(What needs to be done):
Restate the full listing word for word and leave the pictures out.

(Source data):
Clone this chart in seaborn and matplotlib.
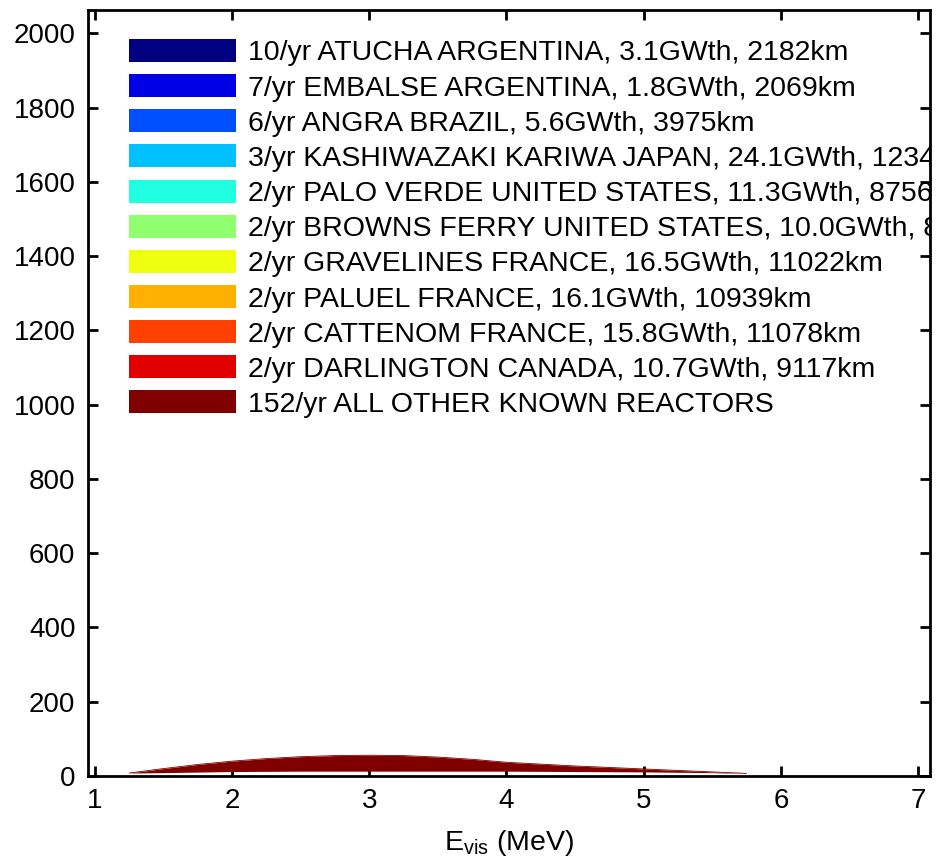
import numpy as np
import pandas as pd
import matplotlib
matplotlib.use("Agg")
import matplotlib.pyplot as plt
from matplotlib.patches import Rectangle
import seaborn as sns

# ---- data ----
energy = [1.25, 1.5, 1.75, 2.0, 2.25, 2.5, 2.75, 3.0, 3.25, 3.5, 3.75,
          4.0, 4.25, 4.5, 4.75, 5.0, 5.25, 5.5, 5.75]
other_top = [8, 20, 31, 40, 47, 52, 55, 56, 55, 51, 45,
             37, 32, 27, 23, 19, 15, 11, 7]
other_bottom = [8, 9, 10.5, 12, 12.5, 13, 13, 13, 13, 13, 13,
                13, 12.5, 12, 11.5, 11, 10, 9, 7]

legend_labels = [
    "10/yr ATUCHA ARGENTINA, 3.1GWth, 2182km",
    "7/yr EMBALSE ARGENTINA, 1.8GWth, 2069km",
    "6/yr ANGRA BRAZIL, 5.6GWth, 3975km",
    "3/yr KASHIWAZAKI KARIWA JAPAN, 24.1GWth, 1234km",
    "2/yr PALO VERDE UNITED STATES, 11.3GWth, 8756km",
    "2/yr BROWNS FERRY UNITED STATES, 10.0GWth, 8900km",
    "2/yr GRAVELINES FRANCE, 16.5GWth, 11022km",
    "2/yr PALUEL FRANCE, 16.1GWth, 10939km",
    "2/yr CATTENOM FRANCE, 15.8GWth, 11078km",
    "2/yr DARLINGTON CANADA, 10.7GWth, 9117km",
    "152/yr ALL OTHER KNOWN REACTORS",
]
legend_colors = ["#000080", "#0000E6", "#0050FF", "#00C0FF", "#20FFE0",
                 "#90FF70", "#F0FF10", "#FFB000", "#FF4000", "#E00000",
                 "#800000"]

x_ticks = [1, 2, 3, 4, 5, 6, 7]
y_ticks = [0, 200, 400, 600, 800, 1000, 1200, 1400, 1600, 1800, 2000]

# ---- style ----
sns.set_style("ticks")
plt.rcParams['font.family'] = ['Liberation Sans', 'DejaVu Sans']
plt.rcParams['mathtext.fontset'] = 'custom'
plt.rcParams['mathtext.rm'] = 'Liberation Sans'
plt.rcParams['text.color'] = 'black'
plt.rcParams['axes.labelcolor'] = 'black'

fig = plt.figure(figsize=(9.37, 8.67), dpi=100)
ax = fig.add_axes([88/937, 1 - 776/867, (930 - 88)/937, (776 - 10)/867])

df = pd.DataFrame({"E": energy, "top": other_top, "bottom": other_bottom})
ax.fill_between(df["E"], df["bottom"], df["top"], color=legend_colors[-1],
                linewidth=0)
sns.lineplot(data=df, x="E", y="top", ax=ax, color=legend_colors[-1],
             linewidth=0.6)

ax.set_xlim(0.95, 7.087)
ax.set_ylim(0, 2063)
ax.set_xticks(x_ticks)
ax.set_yticks(y_ticks)
ax.tick_params(axis='both', which='both', direction='in', length=7, width=2,
               labelsize=20, top=True, right=True, colors='black',
               labelcolor='black')
ax.tick_params(axis='x', pad=9)
ax.tick_params(axis='y', pad=9)
for s in ax.spines.values():
    s.set_visible(True)
    s.set_linewidth(2)
    s.set_color('black')
ax.set_xlabel(r"$\mathregular{E_{vis}}$ (MeV)", fontsize=20.5, labelpad=10,
              color='black')
ax.set_ylabel("")

# ---- legend (clipped by the axes like the original) ----
ax_h = 766.0
y0 = (776 - 50.5) / ax_h
dy = 35.15 / ax_h
for i, (lab, col) in enumerate(zip(legend_labels, legend_colors)):
    yc = y0 - i * dy
    ax.add_patch(Rectangle((41/842, yc - 11.5/ax_h), 107/842, 23/ax_h,
                           transform=ax.transAxes, facecolor=col,
                           edgecolor='none', clip_on=True))
    ax.text(160/842, yc - 10/ax_h, lab, transform=ax.transAxes,
            fontsize=20.5, va='baseline', ha='left', clip_on=True,
            color='black')

fig.savefig("out.png", dpi=100)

(Solution to the problem):
Clone this chart in seaborn and matplotlib.
import numpy as np
import pandas as pd
import matplotlib
matplotlib.use("Agg")
import matplotlib.pyplot as plt
from matplotlib.patches import Rectangle
import seaborn as sns

# ---- data ----
energy = [1.25, 1.5, 1.75, 2.0, 2.25, 2.5, 2.75, 3.0, 3.25, 3.5, 3.75,
          4.0, 4.25, 4.5, 4.75, 5.0, 5.25, 5.5, 5.75]
other_top = [8, 20, 31, 40, 47, 52, 55, 56, 55, 51, 45,
             37, 32, 27, 23, 19, 15, 11, 7]
other_bottom = [8, 9, 10.5, 12, 12.5, 13, 13, 13, 13, 13, 13,
                13, 12.5, 12, 11.5, 11, 10, 9, 7]

legend_labels = [
    "10/yr ATUCHA ARGENTINA, 3.1GWth, 2182km",
    "7/yr EMBALSE ARGENTINA, 1.8GWth, 2069km",
    "6/yr ANGRA BRAZIL, 5.6GWth, 3975km",
    "3/yr KASHIWAZAKI KARIWA JAPAN, 24.1GWth, 1234km",
    "2/yr PALO VERDE UNITED STATES, 11.3GWth, 8756km",
    "2/yr BROWNS FERRY UNITED STATES, 10.0GWth, 8900km",
    "2/yr GRAVELINES FRANCE, 16.5GWth, 11022km",
    "2/yr PALUEL FRANCE, 16.1GWth, 10939km",
    "2/yr CATTENOM FRANCE, 15.8GWth, 11078km",
    "2/yr DARLINGTON CANADA, 10.7GWth, 9117km",
    "152/yr ALL OTHER KNOWN REACTORS",
]
legend_colors = ["#000080", "#0000E6", "#0050FF", "#00C0FF", "#20FFE0",
                 "#90FF70", "#F0FF10", "#FFB000", "#FF4000", "#E00000",
                 "#800000"]

x_ticks = [1, 2, 3, 4, 5, 6, 7]
y_ticks = [0, 200, 400, 600, 800, 1000, 1200, 1400, 1600, 1800, 2000]

# ---- style ----
sns.set_style("ticks")
plt.rcParams['font.family'] = ['Liberation Sans', 'DejaVu Sans']
plt.rcParams['mathtext.fontset'] = 'custom'
plt.rcParams['mathtext.rm'] = 'Liberation Sans'
plt.rcParams['text.color'] = 'black'
plt.rcParams['axes.labelcolor'] = 'black'

fig = plt.figure(figsize=(9.37, 8.67), dpi=100)
ax = fig.add_axes([88/937, 1 - 776/867, (930 - 88)/937, (776 - 10)/867])

df = pd.DataFrame({"E": energy, "top": other_top, "bottom": other_bottom})
ax.fill_between(df["E"], df["bottom"], df["top"], color=legend_colors[-1],
                linewidth=0)
sns.lineplot(data=df, x="E", y="top", ax=ax, color=legend_colors[-1],
             linewidth=0.6)

ax.set_xlim(0.95, 7.087)
ax.set_ylim(0, 2063)
ax.set_xticks(x_ticks)
ax.set_yticks(y_ticks)
ax.tick_params(axis='both', which='both', direction='in', length=7, width=2,
               labelsize=20, top=True, right=True, colors='black',
               labelcolor='black')
ax.tick_params(axis='x', pad=9)
ax.tick_params(axis='y', pad=9)
for s in ax.spines.values():
    s.set_visible(True)
    s.set_linewidth(2)
    s.set_color('black')
ax.set_xlabel(r"$\mathregular{E_{vis}}$ (MeV)", fontsize=20.5, labelpad=10,
              color='black')
ax.set_ylabel("")

# ---- legend (clipped by the axes like the original) ----
ax_h = 766.0
y0 = (776 - 50.5) / ax_h
dy = 35.15 / ax_h
for i, (lab, col) in enumerate(zip(legend_labels, legend_colors)):
    yc = y0 - i * dy
    ax.add_patch(Rectangle((41/842, yc - 11.5/ax_h), 107/842, 23/ax_h,
                           transform=ax.transAxes, facecolor=col,
                           edgecolor='none', clip_on=True))
    ax.text(160/842, yc - 10/ax_h, lab, transform=ax.transAxes,
            fontsize=20.5, va='baseline', ha='left', clip_on=True,
            color='black')

fig.savefig("out.png", dpi=100)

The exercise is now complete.